** Written task **
Every line of the listing must be reproduced as it stands. Leave the images behind.

** Exercise data **
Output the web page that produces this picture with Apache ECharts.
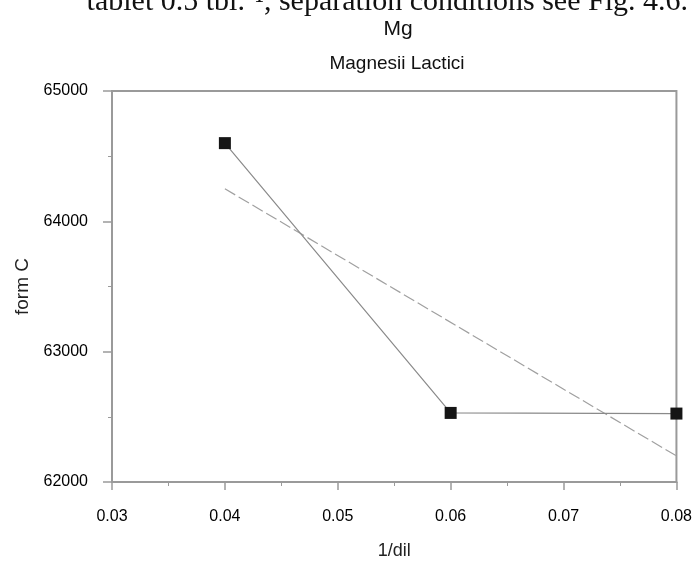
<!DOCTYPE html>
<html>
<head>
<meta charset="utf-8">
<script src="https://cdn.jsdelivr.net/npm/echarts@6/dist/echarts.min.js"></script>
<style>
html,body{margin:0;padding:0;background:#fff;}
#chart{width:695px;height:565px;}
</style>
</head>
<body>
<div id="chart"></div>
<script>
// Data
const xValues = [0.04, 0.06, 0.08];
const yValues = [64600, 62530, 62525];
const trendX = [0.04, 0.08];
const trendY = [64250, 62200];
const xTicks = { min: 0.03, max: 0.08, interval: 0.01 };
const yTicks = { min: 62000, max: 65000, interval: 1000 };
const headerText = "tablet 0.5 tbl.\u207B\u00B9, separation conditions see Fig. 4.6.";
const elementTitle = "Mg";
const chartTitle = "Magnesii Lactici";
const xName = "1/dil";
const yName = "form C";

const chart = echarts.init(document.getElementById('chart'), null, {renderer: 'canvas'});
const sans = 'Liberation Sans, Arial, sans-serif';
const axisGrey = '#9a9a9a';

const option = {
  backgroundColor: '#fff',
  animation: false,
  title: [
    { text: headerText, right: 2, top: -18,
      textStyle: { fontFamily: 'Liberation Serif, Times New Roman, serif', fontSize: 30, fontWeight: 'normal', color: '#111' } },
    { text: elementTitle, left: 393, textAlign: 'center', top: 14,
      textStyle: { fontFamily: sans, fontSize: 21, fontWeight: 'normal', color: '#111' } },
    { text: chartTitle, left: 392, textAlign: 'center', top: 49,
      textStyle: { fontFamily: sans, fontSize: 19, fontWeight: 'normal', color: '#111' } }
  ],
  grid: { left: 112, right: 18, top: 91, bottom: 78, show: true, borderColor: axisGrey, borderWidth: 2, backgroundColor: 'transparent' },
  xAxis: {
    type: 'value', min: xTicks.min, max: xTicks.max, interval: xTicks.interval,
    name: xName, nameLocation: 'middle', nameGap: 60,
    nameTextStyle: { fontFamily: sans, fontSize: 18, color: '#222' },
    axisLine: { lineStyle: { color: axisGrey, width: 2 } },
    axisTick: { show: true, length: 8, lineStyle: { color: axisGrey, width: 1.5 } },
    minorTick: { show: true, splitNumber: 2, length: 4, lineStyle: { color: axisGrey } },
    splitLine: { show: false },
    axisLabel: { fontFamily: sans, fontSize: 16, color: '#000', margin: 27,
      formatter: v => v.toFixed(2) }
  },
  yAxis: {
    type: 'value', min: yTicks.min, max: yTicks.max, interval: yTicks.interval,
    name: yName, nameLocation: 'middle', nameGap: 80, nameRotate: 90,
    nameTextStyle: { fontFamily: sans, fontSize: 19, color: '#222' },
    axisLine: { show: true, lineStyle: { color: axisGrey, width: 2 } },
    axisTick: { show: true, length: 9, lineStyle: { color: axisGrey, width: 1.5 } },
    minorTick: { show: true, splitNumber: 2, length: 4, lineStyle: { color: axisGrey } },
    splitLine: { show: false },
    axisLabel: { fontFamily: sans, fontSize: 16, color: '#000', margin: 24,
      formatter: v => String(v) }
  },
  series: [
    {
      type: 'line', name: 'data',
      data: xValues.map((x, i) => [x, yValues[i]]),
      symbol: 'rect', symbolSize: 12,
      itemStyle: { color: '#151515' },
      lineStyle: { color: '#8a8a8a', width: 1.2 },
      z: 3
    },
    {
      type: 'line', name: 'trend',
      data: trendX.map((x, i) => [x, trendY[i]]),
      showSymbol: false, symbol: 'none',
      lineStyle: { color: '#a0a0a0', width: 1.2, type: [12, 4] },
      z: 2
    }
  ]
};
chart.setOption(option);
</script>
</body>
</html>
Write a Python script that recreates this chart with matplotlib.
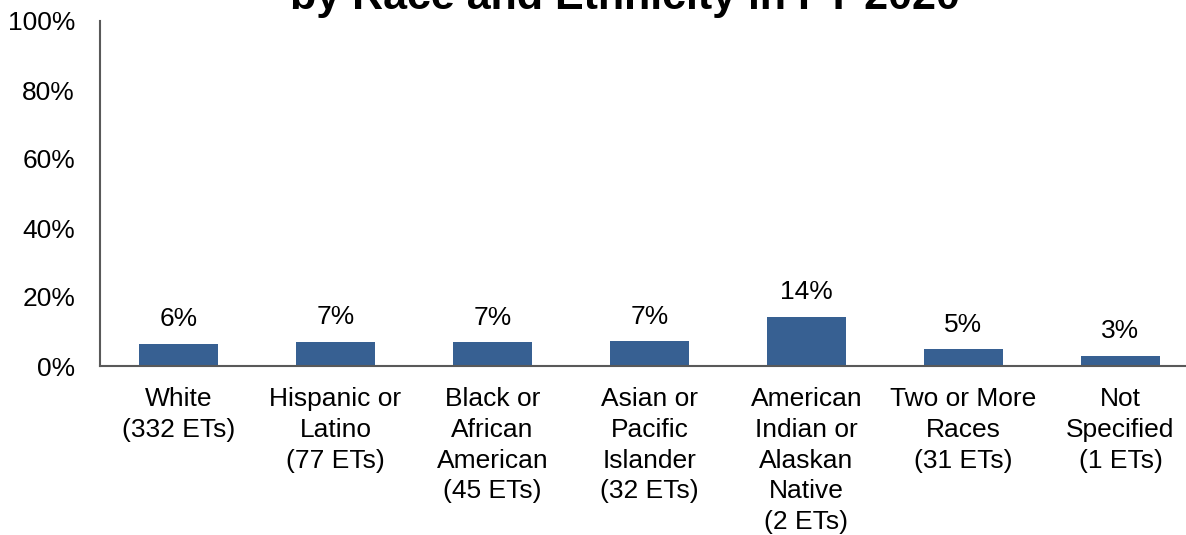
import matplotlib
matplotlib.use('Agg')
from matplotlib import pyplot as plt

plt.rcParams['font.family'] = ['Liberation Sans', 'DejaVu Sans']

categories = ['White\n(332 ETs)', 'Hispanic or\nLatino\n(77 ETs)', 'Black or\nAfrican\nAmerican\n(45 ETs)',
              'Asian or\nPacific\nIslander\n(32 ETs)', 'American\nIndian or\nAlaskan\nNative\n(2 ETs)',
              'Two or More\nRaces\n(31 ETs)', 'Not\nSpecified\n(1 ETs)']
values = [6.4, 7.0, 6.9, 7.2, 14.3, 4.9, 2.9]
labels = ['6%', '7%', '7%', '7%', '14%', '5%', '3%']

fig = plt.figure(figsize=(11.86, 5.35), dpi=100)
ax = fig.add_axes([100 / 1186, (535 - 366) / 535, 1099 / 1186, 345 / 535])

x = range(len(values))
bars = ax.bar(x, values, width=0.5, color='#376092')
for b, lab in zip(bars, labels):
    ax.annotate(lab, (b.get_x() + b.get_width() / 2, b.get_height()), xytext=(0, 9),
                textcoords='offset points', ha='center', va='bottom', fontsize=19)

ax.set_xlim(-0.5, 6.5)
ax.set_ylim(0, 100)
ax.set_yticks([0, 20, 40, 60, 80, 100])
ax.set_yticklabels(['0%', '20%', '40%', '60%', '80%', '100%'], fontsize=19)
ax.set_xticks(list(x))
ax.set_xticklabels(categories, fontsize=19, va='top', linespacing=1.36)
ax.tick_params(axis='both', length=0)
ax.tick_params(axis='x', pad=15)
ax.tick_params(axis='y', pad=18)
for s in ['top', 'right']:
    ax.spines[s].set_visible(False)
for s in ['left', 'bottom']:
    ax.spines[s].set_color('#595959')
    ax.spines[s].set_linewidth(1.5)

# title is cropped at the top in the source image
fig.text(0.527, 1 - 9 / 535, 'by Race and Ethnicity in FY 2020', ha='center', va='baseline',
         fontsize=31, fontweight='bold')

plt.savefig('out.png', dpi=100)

** Answer to this exercise **
Output the web page that produces this picture with Apache ECharts.
<!DOCTYPE html>
<html>
<head>
<meta charset="utf-8">
<script src="https://cdn.jsdelivr.net/npm/echarts@6/dist/echarts.min.js"></script>
<style>
html,body{margin:0;padding:0;background:#fff;}
#chart{width:695px;height:565px;}
</style>
</head>
<body>
<div id="chart"></div>
<script>
// Data
const xValues = [0.04, 0.06, 0.08];
const yValues = [64600, 62530, 62525];
const trendX = [0.04, 0.08];
const trendY = [64250, 62200];
const xTicks = { min: 0.03, max: 0.08, interval: 0.01 };
const yTicks = { min: 62000, max: 65000, interval: 1000 };
const headerText = "tablet 0.5 tbl.\u207B\u00B9, separation conditions see Fig. 4.6.";
const elementTitle = "Mg";
const chartTitle = "Magnesii Lactici";
const xName = "1/dil";
const yName = "form C";

const chart = echarts.init(document.getElementById('chart'), null, {renderer: 'canvas'});
const sans = 'Liberation Sans, Arial, sans-serif';
const axisGrey = '#9a9a9a';

const option = {
  backgroundColor: '#fff',
  animation: false,
  title: [
    { text: headerText, right: 2, top: -18,
      textStyle: { fontFamily: 'Liberation Serif, Times New Roman, serif', fontSize: 30, fontWeight: 'normal', color: '#111' } },
    { text: elementTitle, left: 393, textAlign: 'center', top: 14,
      textStyle: { fontFamily: sans, fontSize: 21, fontWeight: 'normal', color: '#111' } },
    { text: chartTitle, left: 392, textAlign: 'center', top: 49,
      textStyle: { fontFamily: sans, fontSize: 19, fontWeight: 'normal', color: '#111' } }
  ],
  grid: { left: 112, right: 18, top: 91, bottom: 78, show: true, borderColor: axisGrey, borderWidth: 2, backgroundColor: 'transparent' },
  xAxis: {
    type: 'value', min: xTicks.min, max: xTicks.max, interval: xTicks.interval,
    name: xName, nameLocation: 'middle', nameGap: 60,
    nameTextStyle: { fontFamily: sans, fontSize: 18, color: '#222' },
    axisLine: { lineStyle: { color: axisGrey, width: 2 } },
    axisTick: { show: true, length: 8, lineStyle: { color: axisGrey, width: 1.5 } },
    minorTick: { show: true, splitNumber: 2, length: 4, lineStyle: { color: axisGrey } },
    splitLine: { show: false },
    axisLabel: { fontFamily: sans, fontSize: 16, color: '#000', margin: 27,
      formatter: v => v.toFixed(2) }
  },
  yAxis: {
    type: 'value', min: yTicks.min, max: yTicks.max, interval: yTicks.interval,
    name: yName, nameLocation: 'middle', nameGap: 80, nameRotate: 90,
    nameTextStyle: { fontFamily: sans, fontSize: 19, color: '#222' },
    axisLine: { show: true, lineStyle: { color: axisGrey, width: 2 } },
    axisTick: { show: true, length: 9, lineStyle: { color: axisGrey, width: 1.5 } },
    minorTick: { show: true, splitNumber: 2, length: 4, lineStyle: { color: axisGrey } },
    splitLine: { show: false },
    axisLabel: { fontFamily: sans, fontSize: 16, color: '#000', margin: 24,
      formatter: v => String(v) }
  },
  series: [
    {
      type: 'line', name: 'data',
      data: xValues.map((x, i) => [x, yValues[i]]),
      symbol: 'rect', symbolSize: 12,
      itemStyle: { color: '#151515' },
      lineStyle: { color: '#8a8a8a', width: 1.2 },
      z: 3
    },
    {
      type: 'line', name: 'trend',
      data: trendX.map((x, i) => [x, trendY[i]]),
      showSymbol: false, symbol: 'none',
      lineStyle: { color: '#a0a0a0', width: 1.2, type: [12, 4] },
      z: 2
    }
  ]
};
chart.setOption(option);
</script>
</body>
</html>
Write a Python script that recreates this chart with matplotlib.
import matplotlib
matplotlib.use('Agg')
from matplotlib import pyplot as plt

plt.rcParams['font.family'] = ['Liberation Sans', 'DejaVu Sans']

categories = ['White\n(332 ETs)', 'Hispanic or\nLatino\n(77 ETs)', 'Black or\nAfrican\nAmerican\n(45 ETs)',
              'Asian or\nPacific\nIslander\n(32 ETs)', 'American\nIndian or\nAlaskan\nNative\n(2 ETs)',
              'Two or More\nRaces\n(31 ETs)', 'Not\nSpecified\n(1 ETs)']
values = [6.4, 7.0, 6.9, 7.2, 14.3, 4.9, 2.9]
labels = ['6%', '7%', '7%', '7%', '14%', '5%', '3%']

fig = plt.figure(figsize=(11.86, 5.35), dpi=100)
ax = fig.add_axes([100 / 1186, (535 - 366) / 535, 1099 / 1186, 345 / 535])

x = range(len(values))
bars = ax.bar(x, values, width=0.5, color='#376092')
for b, lab in zip(bars, labels):
    ax.annotate(lab, (b.get_x() + b.get_width() / 2, b.get_height()), xytext=(0, 9),
                textcoords='offset points', ha='center', va='bottom', fontsize=19)

ax.set_xlim(-0.5, 6.5)
ax.set_ylim(0, 100)
ax.set_yticks([0, 20, 40, 60, 80, 100])
ax.set_yticklabels(['0%', '20%', '40%', '60%', '80%', '100%'], fontsize=19)
ax.set_xticks(list(x))
ax.set_xticklabels(categories, fontsize=19, va='top', linespacing=1.36)
ax.tick_params(axis='both', length=0)
ax.tick_params(axis='x', pad=15)
ax.tick_params(axis='y', pad=18)
for s in ['top', 'right']:
    ax.spines[s].set_visible(False)
for s in ['left', 'bottom']:
    ax.spines[s].set_color('#595959')
    ax.spines[s].set_linewidth(1.5)

# title is cropped at the top in the source image
fig.text(0.527, 1 - 9 / 535, 'by Race and Ethnicity in FY 2020', ha='center', va='baseline',
         fontsize=31, fontweight='bold')

plt.savefig('out.png', dpi=100)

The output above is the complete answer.